What proved to be a tremendous help for his development and not being intimidated by the environment was that Jalen has been around Greyhound basketball since he was about five years old.
“He was always coming to practice with me and being around the older kids in the locker room,” said Jamal. “He was there when we went to Mohegan in 2015 (for the Class L state final), so when it came his turn to be in that room as a varsity player it was really no big deal to him. He never really lets his emotions get to him. He’s always calm and cool in whatever situation on the court.”
It didn’t hurt that he earned MVP honors at City Hill Middle School, or that he won the Lil Pal Championship for the undefeated Nardelli’s under coach Ken Stone. In his first year at Naugy, freshman coach Brett Hayward took him under his wing and Jalen began to learn all about the “We Before Me” mentality of Greyhound basketball. In his sophomore season, he did manage to score 29 varsity points for the undefeated NVL champion Greyhounds.
“I knew I needed to make that separation early on,” said Jamal, a 1995 Naugy graduate who averaged 17 points per game in his senior year. “I had to be a coach on the court and a Dad at home and didn’t want to be overbearing in either aspect.”
“I never played the favoritism card and Jalen earned his time on the court and became very adaptable in his role. He has always been a hard worker and has never taken anything for granted.
“I know Mike (Wilson) and I would have liked to get Jalen and a few of the other younger players more varsity minutes last year but we had six seniors and two of them were All-State. It was a tough lineup to crack.”
Jalen got some of his natural athletic ability from both of his parents as his mom, Brenda, (Ricard) was a two-sport (basketball, softball) standout for the Greyhounds. With his success on the basketball court, Jalen has decided to stick with one sport and continues to hone his game in the offseason working in AAU under the tutelage of DeVonne Parker and Lou Rowe.
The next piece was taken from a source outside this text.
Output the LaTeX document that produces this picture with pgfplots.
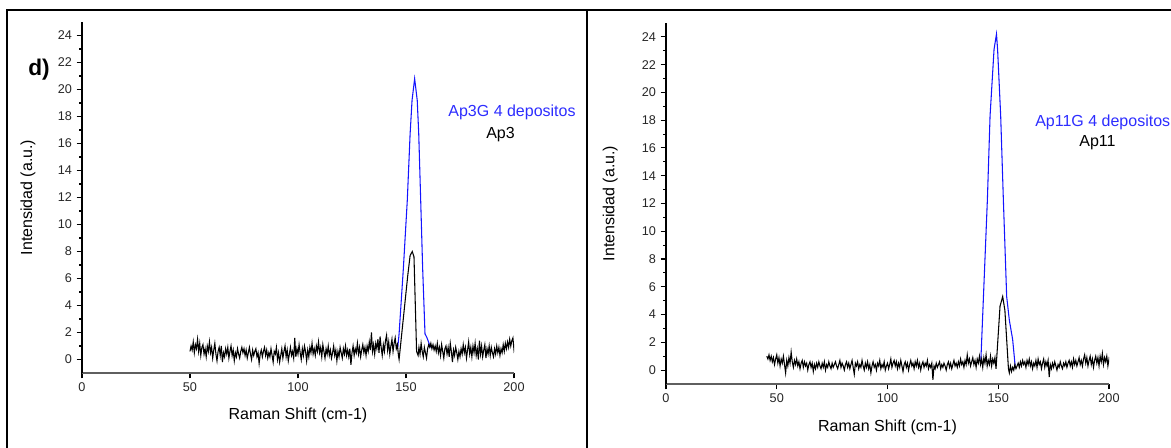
\documentclass[border=0pt]{standalone}
\usepackage{pgfplots}
\pgfplotsset{compat=1.18}
\usepackage{fontspec}
\setmainfont{Liberation Sans}
\definecolor{lblue}{RGB}{20,20,255}
\definecolor{tblue}{RGB}{45,45,255}
\definecolor{axgray}{RGB}{95,95,95}
\pgfplotsset{
 ramanax/.style={
  scale only axis, axis lines*=left,
  xmin=0, xmax=200, ymin=-1, ymax=25,
  xtick={0,50,100,150,200}, ytick={0,2,...,24}, minor y tick num=1,
  tick align=outside, major tick length=4pt, minor tick length=2.2pt,
  x axis line style={draw=axgray, line width=1.4pt},
  y axis line style={draw=black, line width=1.1pt},
  every tick/.style={draw=black, line width=0.8pt},
  tick label style={font=\fontsize{9.5}{10}\selectfont, text=black!85},
  /pgf/number format/assume math mode=true,
  label style={font=\fontsize{12}{14}\selectfont},
  xlabel={Raman Shift (cm-1)}, ylabel={Intensidad (a.u.)},
 }
}
\begin{document}
\begin{tikzpicture}[x=0.75pt,y=0.75pt]
\path[use as bounding box] (0,0) rectangle (1171,448);
\clip (0,0) rectangle (1171,448);
% ---------------- left panel ----------------
\begin{axis}[ramanax, at={(61.5pt,56.25pt)}, anchor=south west,
  width=324pt, height=263.25pt,
  xlabel style={at={(axis description cs:0.5,-0.122)}, anchor=center},
  ylabel style={at={(axis description cs:-0.125,0.5)}, anchor=center}]
\addplot[lblue, line width=0.8pt] coordinates {
(146.2,0.9)(146.8,1.9)(148.8,6.8)(150.6,11.8)(151.9,16.7)(152.8,19.2)(154.0,20.8)(155.2,19.2)(155.9,16.7)(156.8,11.8)(157.7,6.8)(158.8,1.9)(159.6,1.65)(161.4,0.9)
};
\addplot[black, line width=0.8pt] coordinates {
(50.0,0.6)(50.5,1.0)(51.0,0.7)(51.5,1.3)(52.0,0.5)(52.5,1.1)(53.0,0.8)(53.5,1.5)(54.0,0.6)(54.5,1.2)
(55.0,0.3)(55.5,0.9)(56.0,1.1)(56.5,0.4)(57.0,0.8)(57.5,0.2)(58.0,1.0)(58.5,0.6)(59.0,1.3)(59.5,0.5)
(60.0,0.9)(60.5,0.1)(61.0,0.7)(61.5,1.2)(62.0,0.4)(62.5,-0.1)(63.0,0.6)(63.5,0.9)(64.0,0.3)(64.5,1.0)
(65.0,-0.2)(65.5,0.5)(66.0,0.2)(66.5,0.8)(67.0,0.4)(67.5,0.9)(68.0,0.1)(68.5,0.6)(69.0,1.0)(69.5,0.3)
(70.0,0.7)(70.5,-0.1)(71.0,0.5)(71.5,0.2)(72.0,0.8)(72.5,0.4)(73.0,0.1)(73.5,0.6)(74.0,0.9)(74.5,0.5)
(75.0,0.8)(75.5,0.3)(76.0,0.7)(76.5,0.1)(77.0,0.5)(77.5,0.9)(78.0,0.4)(78.5,0.0)(79.0,0.7)(79.5,0.3)
(80.0,0.6)(80.5,0.8)(81.0,0.2)(81.5,0.5)(82.0,-0.3)(82.5,0.4)(83.0,0.7)(83.5,0.2)(84.0,0.6)(84.5,0.9)
(85.0,0.3)(85.5,0.7)(86.0,0.1)(86.5,0.5)(87.0,0.2)(87.5,0.8)(88.0,0.3)(88.5,-0.2)(89.0,0.6)(89.5,0.4)
(90.0,0.9)(90.5,0.0)(91.0,0.5)(91.5,-0.2)(92.0,0.3)(92.5,0.8)(93.0,0.1)(93.5,0.6)(94.0,1.0)(94.5,0.2)
(95.0,0.7)(95.5,-0.1)(96.0,0.4)(96.5,0.9)(97.0,0.3)(97.5,0.6)(98.0,0.1)(98.5,1.6)(99.0,0.2)(99.5,0.8)
(100.0,0.4)(100.5,1.1)(101.0,0.5)(101.5,0.0)(102.0,0.8)(102.5,0.3)(103.0,1.0)(103.5,0.6)(104.0,-0.1)(104.5,0.7)
(105.0,0.2)(105.5,0.9)(106.0,0.5)(106.5,1.2)(107.0,0.4)(107.5,0.8)(108.0,0.3)(108.5,1.0)(109.0,0.6)(109.5,1.3)
(110.0,0.5)(110.5,0.9)(111.0,0.2)(111.5,1.1)(112.0,0.6)(112.5,0.1)(113.0,0.8)(113.5,0.4)(114.0,1.0)(114.5,0.3)
(115.0,0.7)(115.5,0.1)(116.0,0.5)(116.5,1.0)(117.0,0.3)(117.5,0.7)(118.0,-0.1)(118.5,0.6)(119.0,0.2)(119.5,0.9)
(120.0,0.5)(120.5,0.1)(121.0,0.8)(121.5,0.4)(122.0,1.0)(122.5,0.3)(123.0,0.7)(123.5,0.2)(124.0,0.8)(124.5,-0.4)
(125.0,0.5)(125.5,1.0)(126.0,0.3)(126.5,0.8)(127.0,0.5)(127.5,1.2)(128.0,0.4)(128.5,0.9)(129.0,0.2)(129.5,0.7)
(130.0,1.1)(130.5,0.5)(131.0,0.9)(131.5,0.3)(132.0,1.0)(132.5,0.6)(133.0,1.3)(133.5,0.7)(134.0,2.0)(134.5,0.6)
(135.0,1.1)(135.5,0.4)(136.0,1.2)(136.5,0.8)(137.0,1.5)(137.5,0.5)(138.0,1.7)(138.5,0.9)(139.0,0.3)(139.5,1.1)
(140.0,0.6)(140.5,1.4)(141.0,1.8)(141.5,0.7)(142.0,1.3)(142.5,0.4)(143.0,1.0)(143.5,1.5)(144.0,0.6)(144.5,1.2)
(145.0,1.6)(145.5,0.8)(146.0,1.1)(146.5,0.3)
(146.8,0.0)(148.8,3.1)(150.8,6.2)(151.9,7.7)(152.9,8.0)(153.7,7.6)(154.9,0.6)(155.6,0.3)
(156.0,0.9)(156.5,0.4)(157.0,1.2)(157.5,0.6)(158.0,0.2)(158.5,0.9)(159.0,0.5)(159.5,0.1)
(160.0,0.8)(160.5,1.1)(161.0,0.9)(161.5,1.2)(162.0,0.8)(162.5,1.1)(163.0,0.7)(163.5,1.0)(164.0,0.6)(164.5,1.2)
(165.0,0.5)(165.5,0.9)(166.0,0.3)(166.5,1.1)(167.0,0.6)(167.5,0.1)(168.0,0.8)(168.5,1.0)(169.0,0.4)(169.5,0.9)
(170.0,0.2)(170.5,1.2)(171.0,0.6)(171.5,-0.2)(172.0,0.7)(172.5,0.3)(173.0,0.9)(173.5,0.5)(174.0,0.0)(174.5,0.6)
(175.0,0.2)(175.5,0.8)(176.0,0.4)(176.5,1.1)(177.0,0.5)(177.5,0.9)(178.0,0.1)(178.5,0.7)(179.0,1.3)(179.5,0.4)
(180.0,0.9)(180.5,0.2)(181.0,1.0)(181.5,0.5)(182.0,1.2)(182.5,0.3)(183.0,0.8)(183.5,0.0)(184.0,1.4)(184.5,0.4)
(185.0,1.0)(185.5,0.2)(186.0,0.7)(186.5,1.1)(187.0,0.1)(187.5,0.8)(188.0,0.4)(188.5,1.0)(189.0,0.3)(189.5,0.9)
(190.0,0.5)(190.5,0.2)(191.0,0.8)(191.5,0.4)(192.0,1.0)(192.5,0.5)(193.0,0.9)(193.5,0.3)(194.0,0.8)(194.5,0.5)
(195.0,1.1)(195.5,0.6)(196.0,1.2)(196.5,0.8)(197.0,1.3)(197.5,0.9)(198.0,1.5)(198.5,1.0)(199.0,1.4)(199.5,1.6)
(200.0,0.7)(200.5,1.0)(201.0,0.6)
};
\end{axis}
% ---------------- right panel ----------------
\begin{axis}[ramanax, at={(499.5pt,48pt)}, anchor=south west,
  width=332.25pt, height=270.75pt,
  xlabel style={at={(axis description cs:0.5,-0.12)}, anchor=center},
  ylabel style={at={(axis description cs:-0.126,0.5)}, anchor=center}]
\addplot[lblue, line width=0.8pt] coordinates {
(142.1,0.5)(145.1,12.3)(146.3,18.3)(148.1,23.1)(149.2,24.2)(149.7,23.1)(151.1,18.3)(152.3,12.3)(153.8,5.3)(155.0,3.6)(156.5,2.2)(157.6,0.35)
};
\addplot[black, line width=0.8pt] coordinates {
(45.5,1.0)(46.0,0.8)(46.5,1.1)(47.0,0.7)(47.5,1.0)(48.0,0.6)(48.5,0.9)(49.0,0.4)(49.5,0.8)
(50.0,1.1)(50.5,0.5)(51.0,0.9)(51.5,0.3)(52.0,0.8)(52.5,0.5)(53.0,1.0)(53.5,0.4)(54.0,-0.2)(54.5,0.7)
(55.0,0.3)(55.5,0.9)(56.0,0.5)(56.5,1.3)(57.0,0.6)(57.5,0.2)(58.0,0.7)(58.5,0.4)(59.0,0.8)(59.5,0.3)
(60.0,0.6)(60.5,0.1)(61.0,0.5)(61.5,0.7)(62.0,0.2)(62.5,0.6)(63.0,0.3)(63.5,0.5)(64.0,0.0)(64.5,0.4)
(65.0,0.6)(65.5,0.2)(66.0,0.5)(66.5,-0.1)(67.0,0.4)(67.5,0.1)(68.0,0.5)(68.5,0.2)(69.0,0.6)(69.5,0.3)
(70.0,0.1)(70.5,0.5)(71.0,0.2)(71.5,0.6)(72.0,0.0)(72.5,0.4)(73.0,0.2)(73.5,0.6)(74.0,0.3)(74.5,0.1)
(75.0,0.5)(75.5,0.2)(76.0,0.4)(76.5,0.6)(77.0,0.3)(77.5,0.1)(78.0,0.4)(78.5,0.7)(79.0,0.2)(79.5,0.5)
(80.0,0.3)(80.5,0.0)(81.0,0.4)(81.5,0.6)(82.0,0.2)(82.5,0.5)(83.0,0.1)(83.5,0.4)(84.0,0.7)(84.5,0.2)
(85.0,-0.3)(85.5,0.5)(86.0,0.3)(86.5,0.6)(87.0,0.1)(87.5,0.4)(88.0,0.2)(88.5,0.7)(89.0,0.3)(89.5,0.0)
(90.0,0.5)(90.5,0.2)(91.0,0.6)(91.5,0.1)(92.0,0.4)(92.5,-0.2)(93.0,0.3)(93.5,0.6)(94.0,0.2)(94.5,0.4)
(95.0,0.0)(95.5,0.5)(96.0,0.3)(96.5,0.7)(97.0,0.1)(97.5,0.4)(98.0,0.2)(98.5,0.6)(99.0,0.0)(99.5,0.3)
(100.0,0.5)(100.5,0.1)(101.0,0.4)(101.5,0.8)(102.0,0.2)(102.5,0.5)(103.0,0.7)(103.5,0.3)(104.0,0.6)(104.5,0.1)
(105.0,0.5)(105.5,0.2)(106.0,0.7)(106.5,0.3)(107.0,-0.1)(107.5,0.4)(108.0,0.6)(108.5,0.2)(109.0,0.5)(109.5,0.0)
(110.0,0.4)(110.5,0.7)(111.0,0.3)(111.5,0.5)(112.0,0.1)(112.5,0.6)(113.0,0.3)(113.5,0.7)(114.0,0.2)(114.5,0.5)
(115.0,0.0)(115.5,0.4)(116.0,0.6)(116.5,0.2)(117.0,0.5)(117.5,0.3)(118.0,0.7)(118.5,0.1)(119.0,0.4)(119.5,0.2)
(120.0,0.5)(120.5,-0.7)(121.0,0.3)(121.5,0.1)(122.0,0.5)(122.5,0.2)(123.0,0.4)(123.5,0.6)(124.0,0.1)(124.5,0.4)
(125.0,0.2)(125.5,0.5)(126.0,0.3)(126.5,0.0)(127.0,0.4)(127.5,0.6)(128.0,0.2)(128.5,0.5)(129.0,0.1)(129.5,0.4)
(130.0,0.7)(130.5,0.3)(131.0,0.5)(131.5,0.2)(132.0,0.6)(132.5,0.3)(133.0,0.8)(133.5,0.4)(134.0,0.6)(134.5,0.2)
(135.0,0.7)(135.5,0.4)(136.0,1.1)(136.5,0.5)(137.0,0.8)(137.5,0.3)(138.0,0.6)(138.5,0.9)(139.0,0.4)(139.5,0.7)
(140.0,0.2)(140.5,0.8)(141.0,0.5)(141.5,1.0)(142.0,0.4)(142.5,0.8)(143.0,0.2)(143.5,0.9)(144.0,0.5)(144.5,1.1)
(145.0,0.3)(145.5,0.7)(146.0,0.4)(146.5,1.0)(147.0,0.3)(147.5,0.8)(148.0,0.5)(148.5,0.9)(149.0,0.1)
(150.8,4.6)(152.0,5.3)(153.0,4.3)(154.6,0.1)(155.0,-0.2)
(155.5,0.3)(156.0,-0.1)(156.5,0.2)(157.0,0.0)(157.5,0.4)(158.0,0.1)(158.5,0.3)(159.0,0.5)(159.5,0.2)
(160.0,0.6)(160.5,0.3)(161.0,0.7)(161.5,0.4)(162.0,0.6)(162.5,0.2)(163.0,0.7)(163.5,0.4)(164.0,0.8)(164.5,0.3)
(165.0,0.6)(165.5,0.1)(166.0,0.5)(166.5,0.3)(167.0,0.7)(167.5,0.2)(168.0,0.8)(168.5,0.4)(169.0,0.6)(169.5,0.1)
(170.0,0.5)(170.5,0.8)(171.0,0.2)(171.5,0.6)(172.0,0.3)(172.5,0.7)(173.0,-0.5)(173.5,0.4)(174.0,0.1)(174.5,0.5)
(175.0,0.2)(175.5,0.6)(176.0,0.3)(176.5,0.0)(177.0,0.4)(177.5,0.2)(178.0,0.6)(178.5,0.3)(179.0,0.1)(179.5,0.5)
(180.0,0.3)(180.5,0.6)(181.0,0.2)(181.5,0.5)(182.0,0.7)(182.5,0.3)(183.0,0.6)(183.5,0.2)(184.0,0.8)(184.5,0.4)
(185.0,0.7)(185.5,0.3)(186.0,0.6)(186.5,0.9)(187.0,0.4)(187.5,0.7)(188.0,0.3)(188.5,0.8)(189.0,1.1)(189.5,0.5)
(190.0,0.9)(190.5,0.3)(191.0,0.7)(191.5,1.0)(192.0,0.4)(192.5,0.8)(193.0,0.2)(193.5,0.7)(194.0,1.0)(194.5,0.5)
(195.0,0.9)(195.5,0.3)(196.0,1.0)(196.5,0.6)(197.0,1.2)(197.5,0.4)(198.0,0.9)(198.5,0.6)(199.0,1.0)(199.5,0.3)
(200.0,0.8)(200.5,0.5)(201.0,0.7)
};
\end{axis}
% ---------------- frames and texts ----------------
\draw[line width=1.65pt] (7,-10) -- (7,438) -- (1190,438);
\draw[line width=1.65pt] (587,438) -- (587,-10);
\node[font=\bfseries\fontsize{17}{18}\selectfont] at (39,378) {d)};
\node[font=\fontsize{12}{14}\selectfont, text=tblue] at (512,336) {Ap3G 4 depositos};
\node[font=\fontsize{12}{14}\selectfont] at (500.5,313) {Ap3};
\node[font=\fontsize{12}{14}\selectfont, text=tblue, anchor=west, inner sep=0pt] at (1035,326) {Ap11G 4 depositos};
\node[font=\fontsize{12}{14}\selectfont] at (1097.5,305) {Ap11};
\end{tikzpicture}
\end{document}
His younger brother Jordan just completed a successful freshman season as a varsity player on the Greyhound soccer team. Jordan is following in his brother’s footsteps, sticking with one sport and putting all of his efforts into success in the classroom.
“I had a stretch of games during the second half when my shot wasn’t falling,” said Jalen. “Normally I let my defensive play direct my offense so I just tried to continue to play strong, hard-nosed defense. But I did start to press a little bit. I thought I did pretty good for my first year playing varsity. I just went out there to have some fun and to play the game I love.”
Jalen added with a chuckle: “I really didn’t feel any pressure. Let the coaches worry about that stuff.”
Jalen will be working hard in the offseason to better his game.
“I’m looking forward to the AAU program and to keep getting better,” Jalen said. “I think with the players we have coming back we have a chance to be even better next season.”